Long a campus passion, Western’s latest attempt to refresh its theatre roots looks to create a community, not only across campus, but throughout the region.
“London has a very passionate theatre scene,” said English and Writing Studies professor M.J. Kidnie. “We want to create an opportunity for people to talk to each other, share ideas about theatre. We want to encourage a ‘culture of theatre’ in this community – and Western has a huge role to play in that, in terms of supporting and sustaining that culture.”
On March 3, Western formally launches its Theatre Studies program with a two-day celebration. The centerpiece of the launch will be a staging of Milton’s Paradise Lost, adapted and directed by Montreal-based performer Paul Van Dyck.
The whole event is crafted to stress one of the program’s main goals – community.
“We have a really vibrant performing arts scene, and so many of our students and faculty are already involved in it,” said English and Writing Studies professor Kim Solga. “The Theatre Studies program will allow us to formalize our existing links between campus and community and build on them in the future – for everyone’s benefit.”
Housed within Arts & Humanities, Theatre Studies is designed as a multidisciplinary liberal arts program, involving a combination of in-class and external learning experiences covering topics such as theatre history, practice, review and critique, as well as arts management.
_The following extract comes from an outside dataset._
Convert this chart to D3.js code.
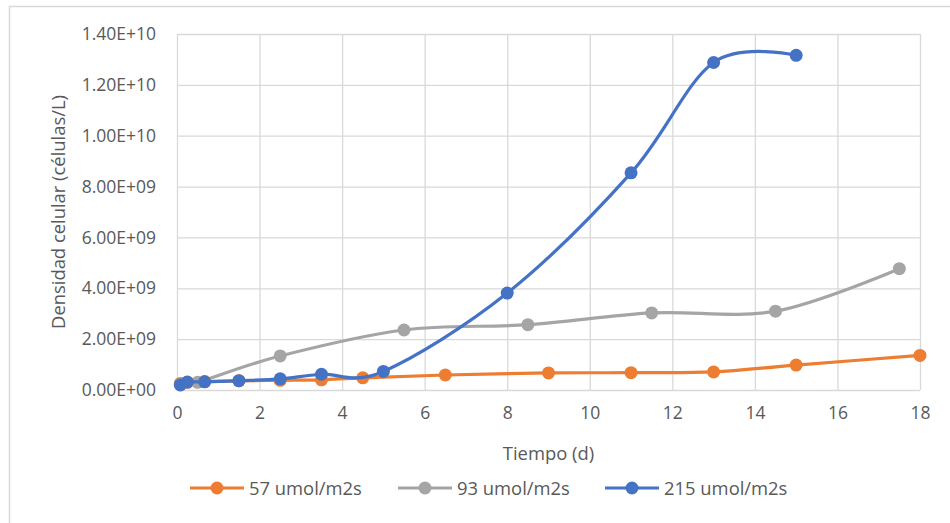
<!DOCTYPE html>
<html>
<head>
<meta charset="utf-8">
<script src="https://cdn.jsdelivr.net/npm/d3@7"></script>
<style>
  body { margin: 0; background: #fff; }
  svg { display: block; font-family: "Open Sans", sans-serif; }
</style>
</head>
<body>
<svg id="canvas" width="950" height="523"></svg>
<script>
// data
let xTicks = [0, 2, 4, 6, 8, 10, 12, 14, 16, 18]
let yTicks = [0, 2e9, 4e9, 6e9, 8e9, 1e10, 1.2e10, 1.4e10]

let seriesNames = ['57 umol/m2s', '93 umol/m2s', '215 umol/m2s']
let seriesColors = ['#ED7D31', '#A5A5A5', '#4472C4']

let days57 = [0.08, 0.25, 0.67, 1.5, 2.5, 3.5, 4.5, 6.5, 9, 11, 13, 15, 18]
let dens57 = [2.6e8, 3.0e8, 3.3e8, 3.6e8, 3.8e8, 4.0e8, 4.8e8, 5.9e8, 6.7e8, 6.8e8, 7.1e8, 9.8e8, 1.36e9]

let days93 = [0.08, 0.5, 2.5, 5.5, 8.5, 11.5, 14.5, 17.5]
let dens93 = [2.2e8, 3.0e8, 1.34e9, 2.36e9, 2.57e9, 3.03e9, 3.1e9, 4.77e9]

let days215 = [0.08, 0.25, 0.67, 1.5, 2.5, 3.5, 5, 8, 11, 13, 15]
let dens215 = [2.0e8, 3.1e8, 3.2e8, 3.65e8, 4.4e8, 6.2e8, 7.3e8, 3.81e9, 8.54e9, 1.288e10, 1.316e10]

let allDays = [days57, days93, days215]
let allDens = [dens57, dens93, dens215]

let canvas = d3.select('#canvas')

var margin = { top: 34, right: 30, bottom: 133, left: 177 },
  width = 950 - margin.left - margin.right,
  height = 523 - margin.top - margin.bottom;

// outer chart border (runs off the right and bottom of the picture)
canvas.append('rect')
  .attr('x', 9.5).attr('y', 6.5)
  .attr('width', 960).attr('height', 540)
  .attr('fill', 'none')
  .attr('stroke', '#d9d9d9')
  .attr('stroke-width', 1.5)

let g = canvas.append('g')
  .attr('transform', 'translate(' + margin.left + ',' + margin.top + ')')

let x = d3.scaleLinear().domain([0, 18]).range([0, width])
let y = d3.scaleLinear().domain([0, 1.4e10]).range([height, 0])

// gridlines
g.append('g')
  .attr('transform', 'translate(0,' + height + ')')
  .call(d3.axisBottom(x).tickValues(xTicks).tickSize(-height).tickFormat(''))
  .call(ax => ax.select('.domain').remove())
  .selectAll('line').attr('stroke', '#d9d9d9').attr('stroke-width', 1.3)

g.append('g')
  .call(d3.axisLeft(y).tickValues(yTicks).tickSize(-width).tickFormat(''))
  .call(ax => ax.select('.domain').remove())
  .selectAll('line').attr('stroke', '#d9d9d9').attr('stroke-width', 1.3)

// tick labels
let yAxis = g.append('g')
  .call(d3.axisLeft(y).tickValues(yTicks).tickSize(0).tickPadding(21)
    .tickFormat(d => d.toExponential(2).toUpperCase().replace(/E\+(\d)$/, 'E+0$1')))
yAxis.select('.domain').remove()
yAxis.selectAll('text')
  .attr('fill', '#595959')
  .style('font-size', '17.5px')
  .style('font-family', '"Open Sans", sans-serif')

let xAxis = g.append('g')
  .attr('transform', 'translate(0,' + height + ')')
  .call(d3.axisBottom(x).tickValues(xTicks).tickSize(0).tickPadding(17))
xAxis.select('.domain').remove()
xAxis.selectAll('text')
  .attr('fill', '#595959')
  .style('font-size', '17.5px')
  .style('font-family', '"Open Sans", sans-serif')

// axis titles
canvas.append('text')
  .attr('transform', 'translate(65,212) rotate(-90)')
  .attr('text-anchor', 'middle')
  .attr('fill', '#595959')
  .style('font-size', '18.4px')
  .text('Densidad celular (células/L)')

canvas.append('text')
  .attr('x', margin.left + width / 2)
  .attr('y', 460)
  .attr('text-anchor', 'middle')
  .attr('fill', '#595959')
  .style('font-size', '18.4px')
  .text('Tiempo (d)')

// smoothed lines + markers
let line = d3.line()
  .x(d => x(d[0]))
  .y(d => y(d[1]))
  .curve(d3.curveCardinal.tension(0))

for (let i = 0; i < seriesNames.length; i++) {
  let pts = allDays[i].map((d, j) => [d, allDens[i][j]])
  g.append('path')
    .datum(pts)
    .attr('d', line)
    .attr('fill', 'none')
    .attr('stroke', seriesColors[i])
    .attr('stroke-width', 3.2)
    .attr('stroke-linecap', 'round')
  g.selectAll('.dot' + i)
    .data(pts)
    .enter()
    .append('circle')
    .attr('class', 'dot' + i)
    .attr('cx', d => x(d[0]))
    .attr('cy', d => y(d[1]))
    .attr('r', 6.5)
    .attr('fill', seriesColors[i])
}

// legend
let legendX = [190, 398, 605]
let legend = canvas.append('g')
seriesNames.forEach((name, i) => {
  let lg = legend.append('g').attr('transform', 'translate(' + legendX[i] + ',488)')
  lg.append('line')
    .attr('x1', 0).attr('x2', 54)
    .attr('y1', 0).attr('y2', 0)
    .attr('stroke', seriesColors[i])
    .attr('stroke-width', 3.2)
  lg.append('circle')
    .attr('cx', 27).attr('cy', 0).attr('r', 6.5)
    .attr('fill', seriesColors[i])
  lg.append('text')
    .attr('x', 59).attr('y', 6.5)
    .attr('fill', '#595959')
    .style('font-size', '18.4px')
    .text(name)
})
</script>
</body>
</html>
There are studio classes taught in conjunction with the Stratford Festival of Canada, as well as a third-year Fall Production course.
Destination Theatre serves as the program’s capstone course, in which students journey to London, England, or New York City for a two-week intensive experience that includes theatre outings and workshops with specialists.
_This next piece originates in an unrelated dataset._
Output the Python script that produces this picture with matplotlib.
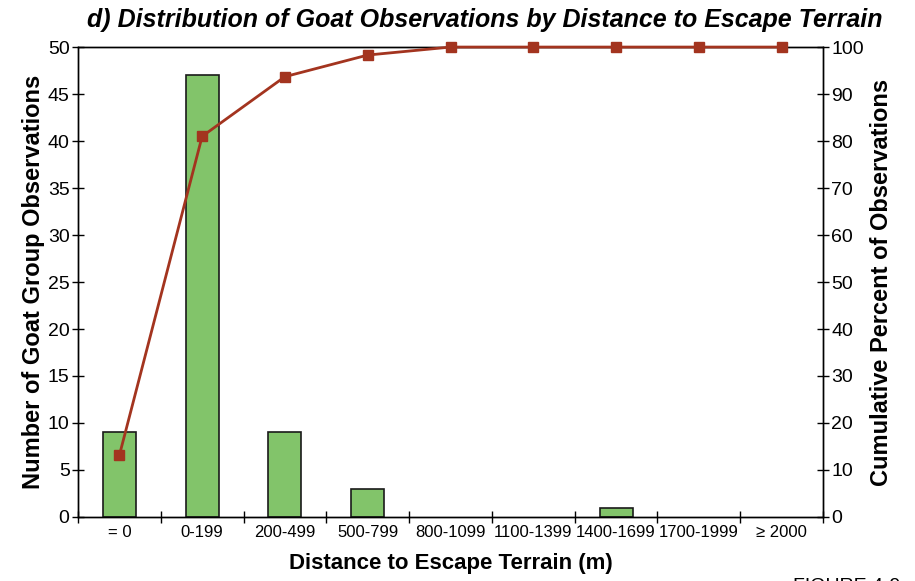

Both a major and a minor will be offered.
Kidnie said the desire for a drama program has never gone away at Western since the closing of Drama Workshop in the 1990s.
Once housed in Conron Hall, inside University College, Drama Workshop was a popular pursuit for those who had interest in the stage. However, in 1996, the program was closed. In 1999, the English department officially withdrew its English and Drama Program.
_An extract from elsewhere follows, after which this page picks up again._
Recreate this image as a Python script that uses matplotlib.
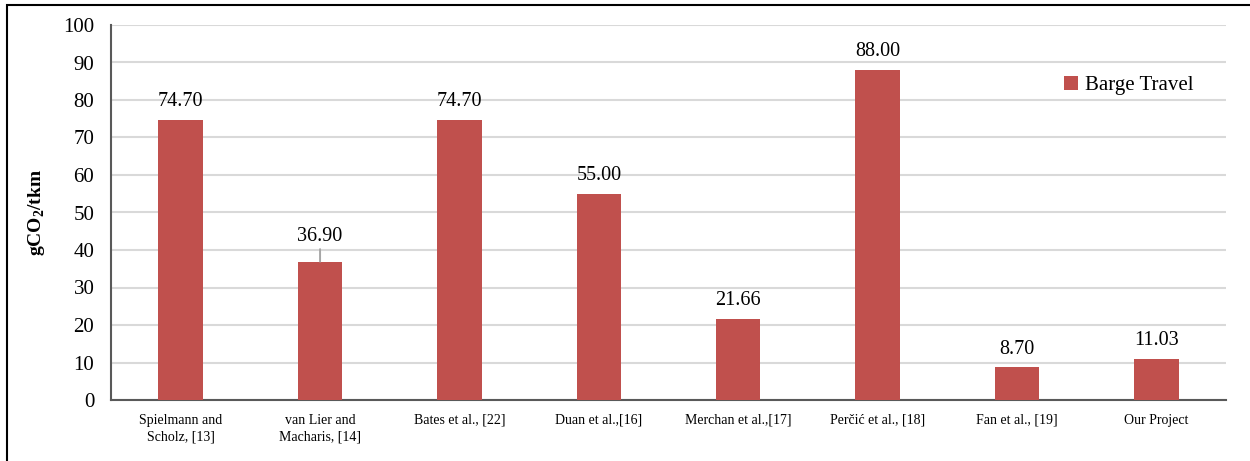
import matplotlib
matplotlib.use("Agg")
import matplotlib.pyplot as plt
from matplotlib.patches import Rectangle

categories = [
    "Spielmann and\nScholz, [13]",
    "van Lier and\nMacharis, [14]",
    "Bates et al., [22]",
    "Duan et al.,[16]",
    "Merchan et al.,[17]",
    "Perčić et al., [18]",
    "Fan et al., [19]",
    "Our Project",
]
barge_travel = [74.70, 36.90, 74.70, 55.00, 21.66, 88.00, 8.70, 11.03]
series_name = "Barge Travel"
y_ticks = [0, 10, 20, 30, 40, 50, 60, 70, 80, 90, 100]

plt.rcParams["font.family"] = ["Liberation Serif", "DejaVu Serif"]
plt.rcParams["mathtext.fontset"] = "custom"
plt.rcParams["mathtext.rm"] = "Liberation Serif"
plt.rcParams["mathtext.bf"] = "Liberation Serif:bold"

W, H = 1250, 461
fig = plt.figure(figsize=(W / 100, H / 100), dpi=100)
ax = fig.add_axes([111 / W, (H - 400) / H, (1226 - 111) / W, (400 - 25) / H])

bar_color = "#C0504D"
x = list(range(len(categories)))
bars = ax.bar(x, barge_travel, width=0.32, color=bar_color, label=series_name, zorder=3)

ax.set_xlim(-0.5, len(categories) - 0.5)
ax.set_ylim(0, 100)
ax.set_yticks(y_ticks)
ax.set_yticklabels([str(t) for t in y_ticks], fontsize=15)
ax.set_xticks(x)
ax.set_xticklabels(categories, fontsize=10, linespacing=1.4)
ax.tick_params(axis="both", length=0, colors="black")
ax.tick_params(axis="y", pad=12)
ax.tick_params(axis="x", pad=10)

ax.grid(axis="y", color="#d9d9d9", linewidth=1.5, zorder=0)
ax.set_axisbelow(True)
for side in ("top", "right"):
    ax.spines[side].set_visible(False)
for side in ("left", "bottom"):
    ax.spines[side].set_color("#595959")
    ax.spines[side].set_linewidth(1.5)

ax.set_ylabel(r"gCO$_\mathbf{2}$/tkm", fontsize=14, fontweight="bold", labelpad=12)

# value labels above each bar; the second one is lifted with a leader line
for xi, v in zip(x, barge_travel):
    if xi == 1:
        ax.annotate(f"{v:.2f}", xy=(xi, v), xytext=(xi, v + 6.6),
                    ha="center", va="center", fontsize=14.5,
                    arrowprops=dict(arrowstyle="-", color="#a6a6a6", lw=1.4,
                                    shrinkA=0, shrinkB=0))
    else:
        ax.text(xi, v + 4.9, f"{v:.2f}", ha="center", va="center", fontsize=14.5)

ax.legend(loc="upper left", bbox_to_anchor=(1045 / W, (H - 57) / H),
          bbox_transform=fig.transFigure, frameon=False, fontsize=15,
          handlelength=0.7, handleheight=0.7, handletextpad=0.3)

# outer frame around the chart area
fig.patches.append(Rectangle((7 / W, -0.1), 2.0, (H - 5) / H + 0.1,
                             transform=fig.transFigure, fill=False,
                             edgecolor="black", linewidth=1.5))

fig.savefig("out.png", dpi=100)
Complicating matters at that time, renovations to Conron Hall made drama production almost impossible to stage. And so, theatre went somewhat dormant.
“Drama Workshop was a vital, exciting magnet for people who wanted to pursue theatre,” Kidnie said. “But since the late-1990s, drama has been hobbling along. But it would never go away – it was just starved for resources, for interest. But there were always those who kept it alive.
“People want to make theatre. People want to go to theatre. You can starve it. But you cannot kill it.”
Kidnie and Leonard cited a number of folks who kept breathing life into theatre on campus, including English and Writing Studies professor emeritus Richard Green, Writing Studies Director Kathleen Fraser, famed alumnus Al Waxman, BA’57, among others. In recent years, they credited theatre’s continued existence to both students – Theatre Western through the University Students’ Council and the King’s Players at King’s University College – and English and Writing Studies professor Jo Devereux, who has directed Western Summer Shakespeare.
“Jo has been absolutely a lynchpin in keeping theatre at Western a practical, living thing,” Kidnie said. “Summer Shakespeare. Fall performances. She was doing these before there was a course credit, before there was any money. She was doing it simply for theatre.”
Theatre remained ‘unofficial’ until three years ago, when English Chair Bryce Traister gathered a small group of people together to revive theatre within the department. The program started quietly in 2014, and began its first public push in September 2015.
Caitlin Austin will be the program’s first graduate this spring.
The new Theatre Studies program is not designed to train actors, organizers stressed. Instead, the program will train minds to think about theatre, analyze performance, critique it, understand the economics of it, as well as consider theatre in terms of how it works within a community.
Kidnie sees the program as elevating the discussion of theatre across all areas.
“Good theatre deserves good review,” she explained. “There is a critical conversation where people are quite dissatisfied with the quality of arts journalism right now in relation to the theatre. There is a perception that theatre reviews are no longer productively feeding back ideas and pushing theatre – it is just a yes-no, good-bad thing and not really engaging with the craft as a craft.”
Solga pushes this program is about more than theatre – it is about moving forward as a society.
“Theatre Studies is so much more than just theatre training,” she said. “It’s a way to study how performance works in the world, how it powers the ‘creative’ economy, how it shapes our roles as citizens in a democracy. It’s essential training for living in 21st-century Canada.”